=== DATA LINES ===

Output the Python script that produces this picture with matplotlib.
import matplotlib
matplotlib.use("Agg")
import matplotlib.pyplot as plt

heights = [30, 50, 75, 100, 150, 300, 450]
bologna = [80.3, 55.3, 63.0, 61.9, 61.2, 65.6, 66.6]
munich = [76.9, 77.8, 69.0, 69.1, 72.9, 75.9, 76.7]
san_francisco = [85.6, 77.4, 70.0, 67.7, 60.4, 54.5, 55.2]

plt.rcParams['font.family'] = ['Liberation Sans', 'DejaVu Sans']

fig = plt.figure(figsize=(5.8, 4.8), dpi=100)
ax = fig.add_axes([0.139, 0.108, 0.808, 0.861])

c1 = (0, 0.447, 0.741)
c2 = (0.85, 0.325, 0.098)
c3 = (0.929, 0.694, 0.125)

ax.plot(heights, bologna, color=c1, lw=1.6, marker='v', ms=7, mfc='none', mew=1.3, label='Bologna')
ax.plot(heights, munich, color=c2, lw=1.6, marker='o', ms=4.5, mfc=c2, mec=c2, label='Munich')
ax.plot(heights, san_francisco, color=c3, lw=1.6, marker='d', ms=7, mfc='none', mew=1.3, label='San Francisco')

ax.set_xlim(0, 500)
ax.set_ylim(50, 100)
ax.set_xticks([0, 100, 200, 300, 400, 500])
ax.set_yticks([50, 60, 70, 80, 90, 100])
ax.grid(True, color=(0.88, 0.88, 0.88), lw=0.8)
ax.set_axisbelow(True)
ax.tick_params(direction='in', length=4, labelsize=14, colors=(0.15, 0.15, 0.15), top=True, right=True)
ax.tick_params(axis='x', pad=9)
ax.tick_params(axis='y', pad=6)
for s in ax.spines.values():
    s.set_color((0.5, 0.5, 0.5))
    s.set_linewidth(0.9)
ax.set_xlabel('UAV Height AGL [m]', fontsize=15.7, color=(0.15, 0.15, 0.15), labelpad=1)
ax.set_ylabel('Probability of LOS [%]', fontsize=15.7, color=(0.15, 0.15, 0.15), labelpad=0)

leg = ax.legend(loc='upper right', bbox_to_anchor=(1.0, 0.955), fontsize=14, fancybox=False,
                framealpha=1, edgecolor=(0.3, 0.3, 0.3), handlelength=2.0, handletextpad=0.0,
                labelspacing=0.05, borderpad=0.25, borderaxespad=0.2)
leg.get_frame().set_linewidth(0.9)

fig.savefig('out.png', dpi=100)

===

Transcribe the full listing above without leaving anything out.

Output the Python script that produces this picture with matplotlib.
import matplotlib
matplotlib.use("Agg")
import matplotlib.pyplot as plt

heights = [30, 50, 75, 100, 150, 300, 450]
bologna = [80.3, 55.3, 63.0, 61.9, 61.2, 65.6, 66.6]
munich = [76.9, 77.8, 69.0, 69.1, 72.9, 75.9, 76.7]
san_francisco = [85.6, 77.4, 70.0, 67.7, 60.4, 54.5, 55.2]

plt.rcParams['font.family'] = ['Liberation Sans', 'DejaVu Sans']

fig = plt.figure(figsize=(5.8, 4.8), dpi=100)
ax = fig.add_axes([0.139, 0.108, 0.808, 0.861])

c1 = (0, 0.447, 0.741)
c2 = (0.85, 0.325, 0.098)
c3 = (0.929, 0.694, 0.125)

ax.plot(heights, bologna, color=c1, lw=1.6, marker='v', ms=7, mfc='none', mew=1.3, label='Bologna')
ax.plot(heights, munich, color=c2, lw=1.6, marker='o', ms=4.5, mfc=c2, mec=c2, label='Munich')
ax.plot(heights, san_francisco, color=c3, lw=1.6, marker='d', ms=7, mfc='none', mew=1.3, label='San Francisco')

ax.set_xlim(0, 500)
ax.set_ylim(50, 100)
ax.set_xticks([0, 100, 200, 300, 400, 500])
ax.set_yticks([50, 60, 70, 80, 90, 100])
ax.grid(True, color=(0.88, 0.88, 0.88), lw=0.8)
ax.set_axisbelow(True)
ax.tick_params(direction='in', length=4, labelsize=14, colors=(0.15, 0.15, 0.15), top=True, right=True)
ax.tick_params(axis='x', pad=9)
ax.tick_params(axis='y', pad=6)
for s in ax.spines.values():
    s.set_color((0.5, 0.5, 0.5))
    s.set_linewidth(0.9)
ax.set_xlabel('UAV Height AGL [m]', fontsize=15.7, color=(0.15, 0.15, 0.15), labelpad=1)
ax.set_ylabel('Probability of LOS [%]', fontsize=15.7, color=(0.15, 0.15, 0.15), labelpad=0)

leg = ax.legend(loc='upper right', bbox_to_anchor=(1.0, 0.955), fontsize=14, fancybox=False,
                framealpha=1, edgecolor=(0.3, 0.3, 0.3), handlelength=2.0, handletextpad=0.0,
                labelspacing=0.05, borderpad=0.25, borderaxespad=0.2)
leg.get_frame().set_linewidth(0.9)

fig.savefig('out.png', dpi=100)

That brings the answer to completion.